先生は幅広く、①古い南ルート人骨のモノから現代人まで、DNAを並べてその近似性を調べてびっくり。2500年前(今では弥生時代とされている)愛知・伊川津遺跡の人骨と8千年前のラオス古人骨が他に比しダントツで極めて近い。
更に、時代は大分経過しているのに、②巷間では日本人に影響強いとされるシベリア南部の北ルートで東進したユーラシア大陸狩猟族の要素がこれらに含まれない事(⑤赤線、後の時代に入る)も驚き。しかしこれは、現生人類移住史の出アフリカ後に南方・東南アジアから沿岸を「パンカル海」、「曙海」へと北上し、内陸へ河川を遡行した始まり時代の状況を考えれば、驚きではアリマセン。③曙海から約4万年前に対馬西水道(30~40km)を渡海し、(日本)祖人Proto-Japaneseは列島を北海道へ、南下して沖縄へ拡がりました。一方、➃当時の北東亜平野近くの北京・田園洞の種族は、淡水魚を食していた特徴からマンモス・トナカイ狩猟族でない、曙海から河川を遡行し西進した海民系と考えられ前回の移住史図が理解できます。
さて、8千年前頃は、北ルート狩猟人も東アジアに来ているのに、ラオス人が長い旅を経て他のDNAを交えずに渥美半島にまで来たとは考え難いですから、やはり始まり時代の西太平洋沿岸系の祖先が、列島の太平洋側、日本海側、中央山地・長野を含めて北上し拡がって行った時代の痕跡が、愛知とラオスにも残っていて発見されたと考えるべきでしょう。⑤がそれを示しています。
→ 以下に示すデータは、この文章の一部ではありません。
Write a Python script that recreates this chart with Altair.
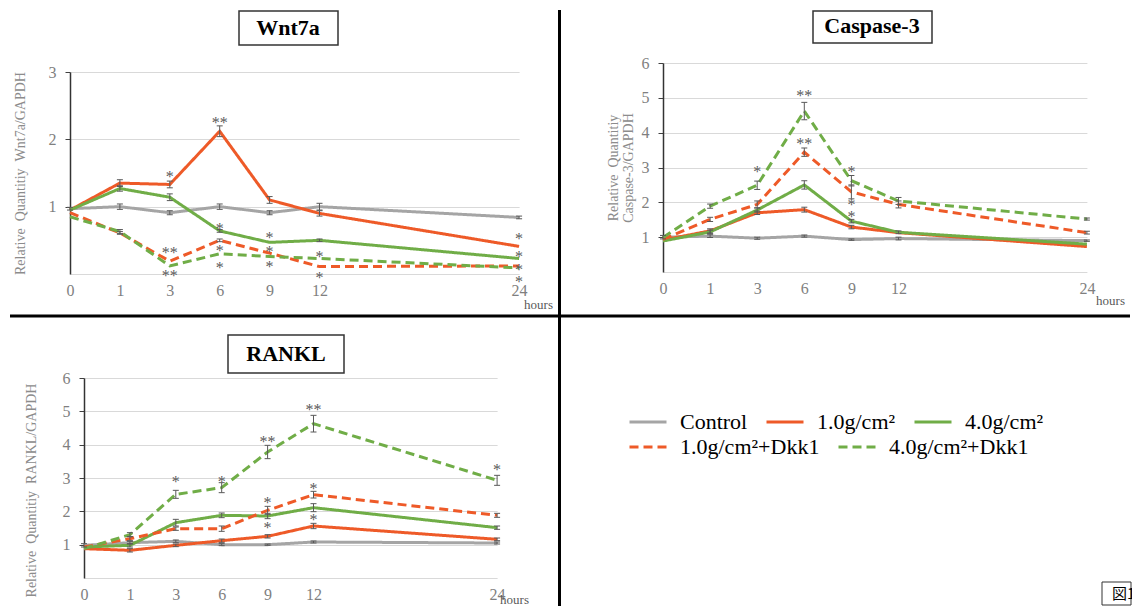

始まりの祖代については、巷間、シベリア南部北ルートから狩猟族が、朝鮮山地(当時は半島でない)から九州へ進入とか、沿海州・樺太から北海道に進入したと言われますが、時代を混交させて論じてしまっている問題のみならず、少なくともこの伊川津・ラオスの近似が浮かび上がったDNA調査からは、南方・北上の沿岸系ルートの先行が主流であり、暮らしぶりの後代への影響が残った重要性(かねてより日本祖代研究会は主張)を認識し、修正されるべきです。
特に、昨年アメリカのニューメキシコで2.3万年前の足跡発見で、北海道からの昆布ハイウェイ(Kelp Highway)の沿岸ルートは注目です。海面数十mの上昇で、沿岸考古痕跡の発見は困難ですが。そして、子供に世界に南方からベリンジアに至る間の日本列島ルートについて発信すべきであり、祖先解明に国際共同研究を主導すべきです 。